The average HOA water intrusion claim that starts as a $3,500 repair escalates to $47,000 within 18 months if not addressed. Once mold remediation enters the picture, costs spike to $200,000+ within 24 months.
This escalation happens because of two factors: First, water damage in Minnesota's climate compounds faster than in warmer, drier states. The 40-60 freeze-thaw cycles per year repeatedly expand and contract materials, pushing water deeper into building cavities. Second, HOA communities often lack the visibility to catch these problems early. A roof leak on a single-family home gets fixed when the homeowner notices the stain. In a 50-unit building, that leak might go unnoticed in a common area roof space for months.
What Thermal Imaging Actually Finds
Thermal imaging detects what your eyes cannot: moisture hiding beneath the surface.

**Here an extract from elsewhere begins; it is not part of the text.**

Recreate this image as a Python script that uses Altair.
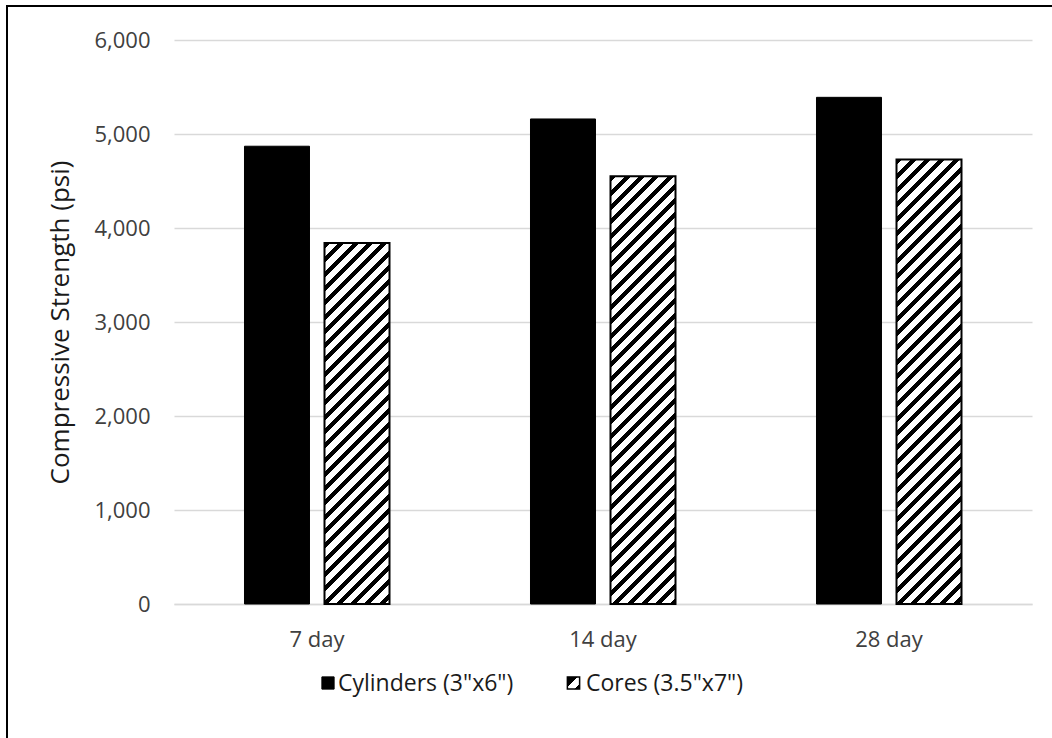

An infrared camera sees the building envelope as a heat map. Dry materials have one thermal signature. Wet materials have another. Water changes how materials conduct and radiate heat. Damp insulation, saturated wood, moisture-laden drywall — all show up as anomalies in the thermal image.
The Temperature Differential Principle
Think of it this way: On a winter day in Minnesota, the outside air is 20 degrees Fahrenheit. The building interior is 68 degrees. Dry, properly insulated wall cavities maintain a smooth thermal transition. But if water is trapped in the insulation, that wet zone stays colder because water absorbs heat differently than dry fiberglass or foam. The thermal camera picks up that cold spot, even though it might be invisible from inside the wall.
In summer, the opposite happens. Wet material stays cooler than surrounding dry areas because evaporating water absorbs energy. Either way, the thermal image reveals the problem.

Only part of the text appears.